Reproduce the listing exactly and skip over any pictures.

Recorded data —
____

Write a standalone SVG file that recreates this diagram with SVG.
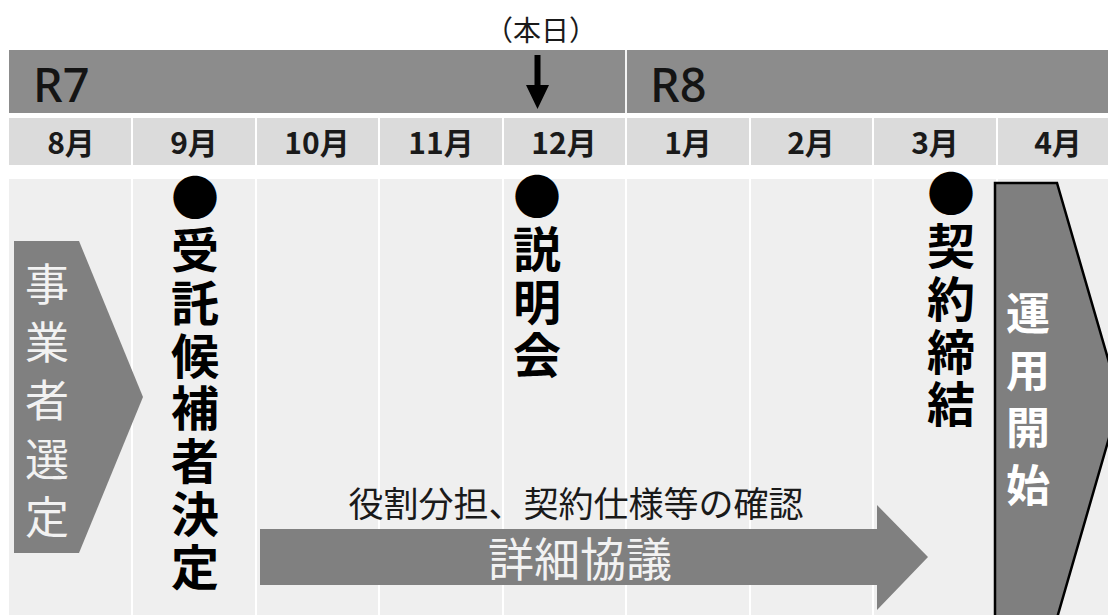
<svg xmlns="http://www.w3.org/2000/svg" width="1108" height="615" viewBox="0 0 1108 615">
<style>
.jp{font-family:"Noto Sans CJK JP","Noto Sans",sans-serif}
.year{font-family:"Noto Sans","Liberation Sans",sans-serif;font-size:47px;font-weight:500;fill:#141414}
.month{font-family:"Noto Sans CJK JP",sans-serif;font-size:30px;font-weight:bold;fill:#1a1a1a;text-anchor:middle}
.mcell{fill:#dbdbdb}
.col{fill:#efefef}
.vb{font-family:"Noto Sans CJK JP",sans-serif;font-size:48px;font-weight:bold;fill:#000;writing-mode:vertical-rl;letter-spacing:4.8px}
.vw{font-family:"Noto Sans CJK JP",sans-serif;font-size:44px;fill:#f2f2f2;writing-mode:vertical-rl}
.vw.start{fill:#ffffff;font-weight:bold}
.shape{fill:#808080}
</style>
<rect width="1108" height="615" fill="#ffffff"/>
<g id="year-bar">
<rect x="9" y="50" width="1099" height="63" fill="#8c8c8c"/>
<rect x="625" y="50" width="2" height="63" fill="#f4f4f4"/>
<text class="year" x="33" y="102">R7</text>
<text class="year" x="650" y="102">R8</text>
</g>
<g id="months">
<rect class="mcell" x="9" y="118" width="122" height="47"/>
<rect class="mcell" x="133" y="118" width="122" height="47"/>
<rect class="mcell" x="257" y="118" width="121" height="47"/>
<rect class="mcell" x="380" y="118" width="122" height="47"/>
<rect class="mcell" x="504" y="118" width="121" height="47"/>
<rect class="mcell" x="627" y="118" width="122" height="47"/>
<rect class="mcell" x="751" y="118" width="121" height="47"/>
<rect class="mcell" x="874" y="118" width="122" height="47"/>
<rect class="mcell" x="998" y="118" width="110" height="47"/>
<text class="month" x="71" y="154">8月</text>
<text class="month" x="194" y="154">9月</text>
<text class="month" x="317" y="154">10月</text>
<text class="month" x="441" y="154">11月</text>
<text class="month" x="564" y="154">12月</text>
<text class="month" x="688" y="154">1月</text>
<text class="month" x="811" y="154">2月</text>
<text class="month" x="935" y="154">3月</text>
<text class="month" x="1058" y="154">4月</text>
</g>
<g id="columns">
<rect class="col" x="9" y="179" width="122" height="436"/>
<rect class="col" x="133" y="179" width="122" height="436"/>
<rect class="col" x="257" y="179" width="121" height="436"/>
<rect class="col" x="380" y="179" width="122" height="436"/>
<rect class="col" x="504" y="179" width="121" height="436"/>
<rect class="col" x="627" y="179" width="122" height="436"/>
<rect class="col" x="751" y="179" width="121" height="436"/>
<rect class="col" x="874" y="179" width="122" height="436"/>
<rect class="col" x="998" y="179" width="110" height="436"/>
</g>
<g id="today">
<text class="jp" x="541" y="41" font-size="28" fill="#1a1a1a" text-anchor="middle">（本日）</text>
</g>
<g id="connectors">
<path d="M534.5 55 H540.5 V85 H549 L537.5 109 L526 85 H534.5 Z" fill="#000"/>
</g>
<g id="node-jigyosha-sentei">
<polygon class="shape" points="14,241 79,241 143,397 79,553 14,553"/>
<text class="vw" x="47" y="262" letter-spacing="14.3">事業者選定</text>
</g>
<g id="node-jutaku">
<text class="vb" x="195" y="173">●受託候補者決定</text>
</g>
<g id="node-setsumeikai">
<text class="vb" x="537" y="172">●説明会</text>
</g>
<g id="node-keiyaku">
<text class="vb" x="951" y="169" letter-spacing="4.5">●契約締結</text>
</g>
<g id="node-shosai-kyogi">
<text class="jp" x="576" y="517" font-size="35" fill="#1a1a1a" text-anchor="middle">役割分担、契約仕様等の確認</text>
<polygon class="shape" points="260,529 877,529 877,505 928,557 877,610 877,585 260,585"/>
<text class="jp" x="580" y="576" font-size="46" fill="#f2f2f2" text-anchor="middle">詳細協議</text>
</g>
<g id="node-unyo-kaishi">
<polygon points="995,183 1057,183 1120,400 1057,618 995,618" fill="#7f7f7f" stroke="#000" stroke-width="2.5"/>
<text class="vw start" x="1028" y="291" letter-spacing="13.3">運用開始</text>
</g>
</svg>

____

Exercise result —
Write a standalone SVG file that recreates this diagram with SVG.
<svg xmlns="http://www.w3.org/2000/svg" width="1108" height="615" viewBox="0 0 1108 615">
<style>
.jp{font-family:"Noto Sans CJK JP","Noto Sans",sans-serif}
.year{font-family:"Noto Sans","Liberation Sans",sans-serif;font-size:47px;font-weight:500;fill:#141414}
.month{font-family:"Noto Sans CJK JP",sans-serif;font-size:30px;font-weight:bold;fill:#1a1a1a;text-anchor:middle}
.mcell{fill:#dbdbdb}
.col{fill:#efefef}
.vb{font-family:"Noto Sans CJK JP",sans-serif;font-size:48px;font-weight:bold;fill:#000;writing-mode:vertical-rl;letter-spacing:4.8px}
.vw{font-family:"Noto Sans CJK JP",sans-serif;font-size:44px;fill:#f2f2f2;writing-mode:vertical-rl}
.vw.start{fill:#ffffff;font-weight:bold}
.shape{fill:#808080}
</style>
<rect width="1108" height="615" fill="#ffffff"/>
<g id="year-bar">
<rect x="9" y="50" width="1099" height="63" fill="#8c8c8c"/>
<rect x="625" y="50" width="2" height="63" fill="#f4f4f4"/>
<text class="year" x="33" y="102">R7</text>
<text class="year" x="650" y="102">R8</text>
</g>
<g id="months">
<rect class="mcell" x="9" y="118" width="122" height="47"/>
<rect class="mcell" x="133" y="118" width="122" height="47"/>
<rect class="mcell" x="257" y="118" width="121" height="47"/>
<rect class="mcell" x="380" y="118" width="122" height="47"/>
<rect class="mcell" x="504" y="118" width="121" height="47"/>
<rect class="mcell" x="627" y="118" width="122" height="47"/>
<rect class="mcell" x="751" y="118" width="121" height="47"/>
<rect class="mcell" x="874" y="118" width="122" height="47"/>
<rect class="mcell" x="998" y="118" width="110" height="47"/>
<text class="month" x="71" y="154">8月</text>
<text class="month" x="194" y="154">9月</text>
<text class="month" x="317" y="154">10月</text>
<text class="month" x="441" y="154">11月</text>
<text class="month" x="564" y="154">12月</text>
<text class="month" x="688" y="154">1月</text>
<text class="month" x="811" y="154">2月</text>
<text class="month" x="935" y="154">3月</text>
<text class="month" x="1058" y="154">4月</text>
</g>
<g id="columns">
<rect class="col" x="9" y="179" width="122" height="436"/>
<rect class="col" x="133" y="179" width="122" height="436"/>
<rect class="col" x="257" y="179" width="121" height="436"/>
<rect class="col" x="380" y="179" width="122" height="436"/>
<rect class="col" x="504" y="179" width="121" height="436"/>
<rect class="col" x="627" y="179" width="122" height="436"/>
<rect class="col" x="751" y="179" width="121" height="436"/>
<rect class="col" x="874" y="179" width="122" height="436"/>
<rect class="col" x="998" y="179" width="110" height="436"/>
</g>
<g id="today">
<text class="jp" x="541" y="41" font-size="28" fill="#1a1a1a" text-anchor="middle">（本日）</text>
</g>
<g id="connectors">
<path d="M534.5 55 H540.5 V85 H549 L537.5 109 L526 85 H534.5 Z" fill="#000"/>
</g>
<g id="node-jigyosha-sentei">
<polygon class="shape" points="14,241 79,241 143,397 79,553 14,553"/>
<text class="vw" x="47" y="262" letter-spacing="14.3">事業者選定</text>
</g>
<g id="node-jutaku">
<text class="vb" x="195" y="173">●受託候補者決定</text>
</g>
<g id="node-setsumeikai">
<text class="vb" x="537" y="172">●説明会</text>
</g>
<g id="node-keiyaku">
<text class="vb" x="951" y="169" letter-spacing="4.5">●契約締結</text>
</g>
<g id="node-shosai-kyogi">
<text class="jp" x="576" y="517" font-size="35" fill="#1a1a1a" text-anchor="middle">役割分担、契約仕様等の確認</text>
<polygon class="shape" points="260,529 877,529 877,505 928,557 877,610 877,585 260,585"/>
<text class="jp" x="580" y="576" font-size="46" fill="#f2f2f2" text-anchor="middle">詳細協議</text>
</g>
<g id="node-unyo-kaishi">
<polygon points="995,183 1057,183 1120,400 1057,618 995,618" fill="#7f7f7f" stroke="#000" stroke-width="2.5"/>
<text class="vw start" x="1028" y="291" letter-spacing="13.3">運用開始</text>
</g>
</svg>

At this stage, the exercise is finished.